To test, I created a table and populated it with about 580,000 rows of pseudo random strings:
--Create a table to hold our test data
CREATE TABLE FunctionTest
--Populate FunctionTest with a 580000ish pseudo-random strings
--(strings with our without padding on either end)
SELECT REPLICATE(' ', CAST(RAND() AS decimal(1,0))) +
CAST(NEWID() AS VARCHAR(50)) +
REPLICATE(' ', CAST(RAND() AS decimal(1,0)))
FROM (SELECT sv.number * sv2.number AS number
FROM master..spt_values sv
CROSS JOIN master..spt_values sv2
WHERE sv2.number <= 100
AND sv.[type] = 'P') AS a
I then created a scalar function and a user defined function. I kept it simple – all that I wanted the functions to do was to trim both leading and trailing spaces from a string. How many people couldn’t figure out what they were doing wrong the first time they tried to use Trim(SomeColumn) in SQL Server? There must be a trim in SQL Server…..right? Of course, there is no Trim() operator in SQL Server – instead, we have Left Trim and Right Trim, or LTrim and RTrim, respectively. The functions I created below just implemented a simple trim – that is to say, they applied both a left trim and a right trim to the string that was input. Before you tell me that there is a left trim and a right trim for a good reason, and I’m ruining the optimizer’s ability to use an index by left trimming – don’t worry. This is just an example, designed as a test model and nothing else:
--Create a scalar function to combine LTrim and RTrim
CREATE FUNCTION dbo.ScalarTrim(@StrToTrim NVARCHAR(200))
RETURNS NVARCHAR (200)
--Create a table valued function to combine LTrim and RTrim
CREATE FUNCTION dbo.TVFTrim(@StrToTrim NVARCHAR(200))

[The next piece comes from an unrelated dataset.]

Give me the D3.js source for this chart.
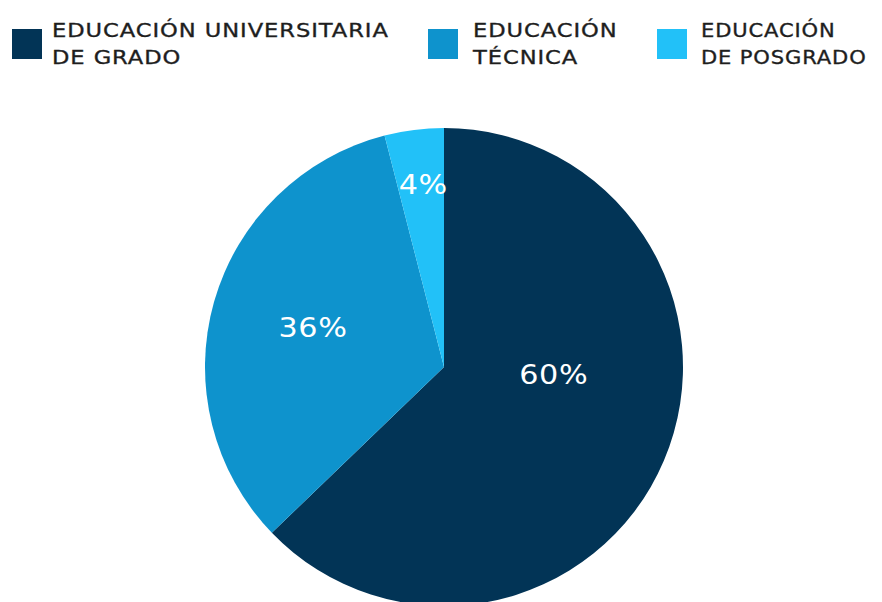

RETURN (SELECT LTRIM(RTRIM(@StrToTrim)) AS Trimmed
I wanted to compare three different ways of querying the FunctionTest table that we created above – an inline query, the scalar function, and the table-valued function:
FROM FunctionTest ft
CROSS APPLY dbo.TVFTrim(ft.TEXTCol) AS tvf
I started with the obvious – check the IO to make sure that nothing was screaming “inefficient”. So I SET STATISTICS IO ON, and ran all three queries through. The total subtree cost for all three plans was the same, but the scalar function differed from the other two in one respect. All three queries performed more or less the same operations:
SELECT LTrim(RTrim(TextCol)) FROM FunctionTest
SELECT dbo.ScalarTrim(TextCol) FROM FunctionTest
SELECT tvf.Trimmed FROM FunctionTest ft CROSS APPLY dbo.TVFTrim(ft.TextCol) AS tvf
--Compute Scalar(DEFINE:([Expr1003]=ltrim(rtrim([tempdb].[dbo].[FunctionTest].[TextCol] as [ft].[TextCol]))))
--Table Scan(OBJECT:([tempdb].[dbo].[FunctionTest] AS [ft]))
But on the scalar query, the second operation (compute scalar) had a Rows value of 583680 (the number of rows in FunctionTest) and an EstimateRows value of 583680, as opposed to the other two operations, which had a Rows value of 0 and an EstimateRows value of 583680. There was clearly a discrepancy – the scalar function was returning the result set consistently 1-2 seconds after the other queries.
So I had a look at their Actual Execution Plans for all three operations. They largely looked the same. The Compute Scalar step for the scalar function did still have a Rows value of 583680, and the other two didn’t have a Rows value at all. Hmmmm…curiouser and curiouser
I SET STATISTICS TIME ON and ran them through again (in reality, I ran them through both the IO and time tests about five times each). Here’s what I saw:
Wow! That’s quite the difference in CPU time! The TVF and System Functions performed more or less identically, but the Scalar Function’s CPU time was roughly ten times higher! The execution time, consistent with the time it took to return the result sets, was more even
Why in the heck was the CPU time on the Scalar Function so much longer? To be honest, I don’t know. As much as I scraped through my standby references – Inside SQL Server 2005: The Storage Engine and Query Tuning And Optimization, I couldn’t find anything. They might be there – I just can’t find them ;-). Same went for BOL. The TVF vs. Scalar Function this does seem to be fairly well known, but it would be nice to know why the discrepancy exists. Inquiring minds and all...
Hopefully, somebody reading this does know and will enlighten us all! Whatever the case, it just reinforces the time-honored secret to SQL success….test, test, and….I forget the last one.